## SHORT EXERCISE
Reproduce the listing below exactly, minus its pictures.

....................

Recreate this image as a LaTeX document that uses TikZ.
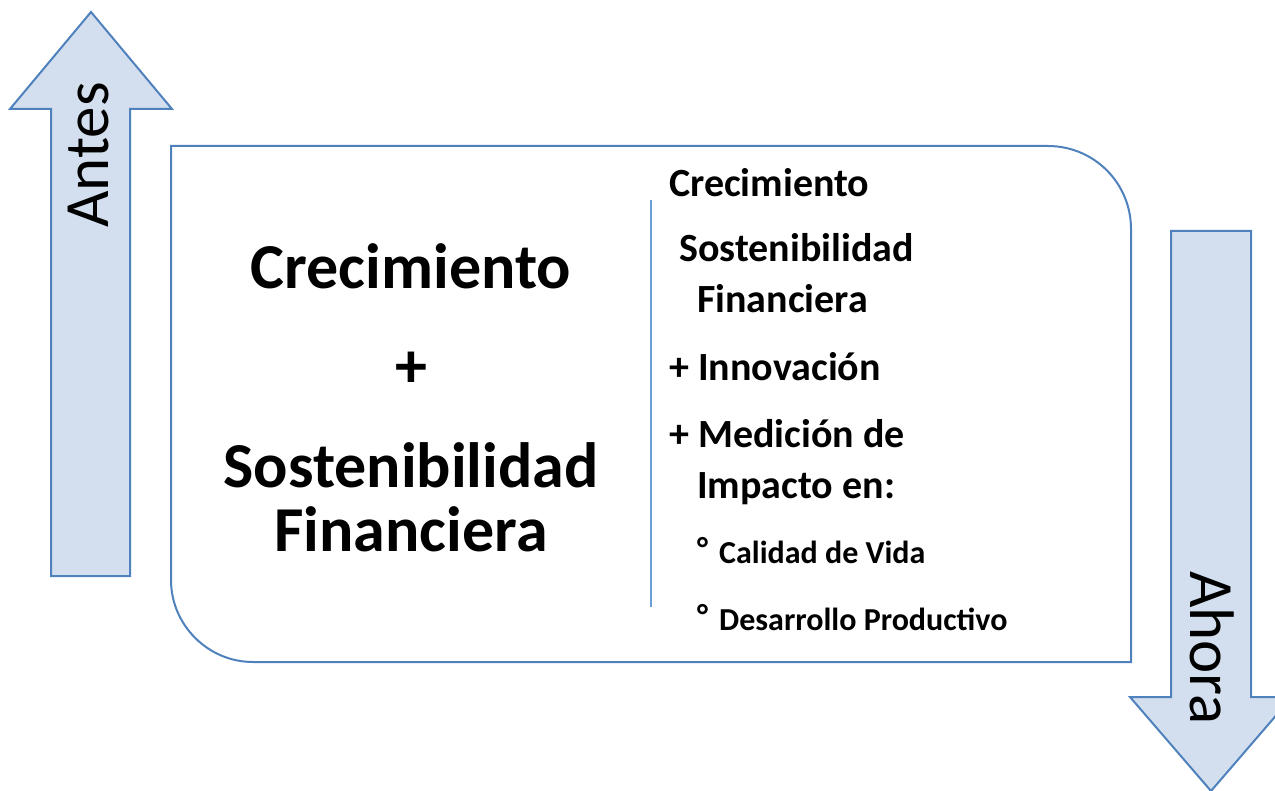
\documentclass[tikz,border=0pt]{standalone}
\usepackage{fontspec}
\setmainfont{Carlito}
\definecolor{edgeblue}{RGB}{79,129,189}
\definecolor{fillblue}{RGB}{211,223,238}
\definecolor{divblue}{RGB}{106,160,218}
\tikzset{
  arrowshape/.style={draw=edgeblue, fill=fillblue, line width=2pt, line join=miter},
  framebox/.style={draw=edgeblue, line width=2pt},
  bigtxt/.style={inner sep=0pt, font=\fontsize{64}{72}\selectfont\bfseries},
  midtxt/.style={inner sep=0pt, anchor=base west, font=\fontsize{40}{46}\selectfont\bfseries},
  smalltxt/.style={inner sep=0pt, anchor=base west, font=\fontsize{32}{38}\selectfont\bfseries},
  arrowtxt/.style={inner sep=0pt, font=\fontsize{63}{70}\selectfont}
}
\begin{document}
\begin{tikzpicture}[x=1pt,y=-1pt]
\useasboundingbox (0,0) rectangle (1275,791);
\clip (0,0) rectangle (1275,791);
% up arrow (Antes)
\draw[arrowshape] (91,12) -- (172,109) -- (130,109) -- (130,576) -- (51,576) -- (51,109) -- (10,109) -- cycle;
% down arrow (Ahora)
\draw[arrowshape] (1171,231) -- (1251,231) -- (1251,697) -- (1292,697) -- (1211,791) -- (1130,697) -- (1171,697) -- cycle;
% main frame
\draw[framebox] (171,146) -- (1048,146) .. controls (1094,146) and (1131,183) .. (1131,229)
  -- (1131,662) -- (253,662) .. controls (208,662) and (171,625) .. (171,580) -- cycle;
% divider
\coordinate (dtop) at (651,200);
\coordinate (dbot) at (651,607);
\draw[divblue, line width=2pt] (dtop) -- (dbot);
% arrow labels
\node[arrowtxt, rotate=90] (antes) at (89,155) {Antes};
\node[arrowtxt, rotate=-90] (ahora) at (1212,648) {Ahora};
% left block
\node[bigtxt, anchor=base] (l1) at (411,289) {Crecimiento};
\node[bigtxt] (l2) at (411,370) {+};
\node[bigtxt, anchor=base] (l3) at (411,488) {Sostenibilidad};
\node[bigtxt, anchor=base] (l4) at (411,551) {Financiera};
% right block
\node[midtxt] (r1) at (669,197) {Crecimiento};
\node[midtxt] (r2) at (679,262) {Sostenibilidad};
\node[midtxt] (r3) at (697,313) {Financiera};
\node[midtxt] (r4) at (669,381) {+ Innovación};
\node[midtxt] (r5) at (669,448) {+ Medición de};
\node[midtxt] (r6) at (697,498) {Impacto en:};
\node[smalltxt] (d1) at (697,559) {°};
\node[smalltxt] (r7) at (719,563) {Calidad de Vida};
\node[smalltxt] (d2) at (697,626) {°};
\node[smalltxt] (r8) at (719,630) {Desarrollo Productivo};
\end{tikzpicture}
\end{document}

....................

## FULL OUTPUT
Recreate this image as a LaTeX document that uses TikZ.
\documentclass[tikz,border=0pt]{standalone}
\usepackage{fontspec}
\setmainfont{Carlito}
\definecolor{edgeblue}{RGB}{79,129,189}
\definecolor{fillblue}{RGB}{211,223,238}
\definecolor{divblue}{RGB}{106,160,218}
\tikzset{
  arrowshape/.style={draw=edgeblue, fill=fillblue, line width=2pt, line join=miter},
  framebox/.style={draw=edgeblue, line width=2pt},
  bigtxt/.style={inner sep=0pt, font=\fontsize{64}{72}\selectfont\bfseries},
  midtxt/.style={inner sep=0pt, anchor=base west, font=\fontsize{40}{46}\selectfont\bfseries},
  smalltxt/.style={inner sep=0pt, anchor=base west, font=\fontsize{32}{38}\selectfont\bfseries},
  arrowtxt/.style={inner sep=0pt, font=\fontsize{63}{70}\selectfont}
}
\begin{document}
\begin{tikzpicture}[x=1pt,y=-1pt]
\useasboundingbox (0,0) rectangle (1275,791);
\clip (0,0) rectangle (1275,791);
% up arrow (Antes)
\draw[arrowshape] (91,12) -- (172,109) -- (130,109) -- (130,576) -- (51,576) -- (51,109) -- (10,109) -- cycle;
% down arrow (Ahora)
\draw[arrowshape] (1171,231) -- (1251,231) -- (1251,697) -- (1292,697) -- (1211,791) -- (1130,697) -- (1171,697) -- cycle;
% main frame
\draw[framebox] (171,146) -- (1048,146) .. controls (1094,146) and (1131,183) .. (1131,229)
  -- (1131,662) -- (253,662) .. controls (208,662) and (171,625) .. (171,580) -- cycle;
% divider
\coordinate (dtop) at (651,200);
\coordinate (dbot) at (651,607);
\draw[divblue, line width=2pt] (dtop) -- (dbot);
% arrow labels
\node[arrowtxt, rotate=90] (antes) at (89,155) {Antes};
\node[arrowtxt, rotate=-90] (ahora) at (1212,648) {Ahora};
% left block
\node[bigtxt, anchor=base] (l1) at (411,289) {Crecimiento};
\node[bigtxt] (l2) at (411,370) {+};
\node[bigtxt, anchor=base] (l3) at (411,488) {Sostenibilidad};
\node[bigtxt, anchor=base] (l4) at (411,551) {Financiera};
% right block
\node[midtxt] (r1) at (669,197) {Crecimiento};
\node[midtxt] (r2) at (679,262) {Sostenibilidad};
\node[midtxt] (r3) at (697,313) {Financiera};
\node[midtxt] (r4) at (669,381) {+ Innovación};
\node[midtxt] (r5) at (669,448) {+ Medición de};
\node[midtxt] (r6) at (697,498) {Impacto en:};
\node[smalltxt] (d1) at (697,559) {°};
\node[smalltxt] (r7) at (719,563) {Calidad de Vida};
\node[smalltxt] (d2) at (697,626) {°};
\node[smalltxt] (r8) at (719,630) {Desarrollo Productivo};
\end{tikzpicture}
\end{document}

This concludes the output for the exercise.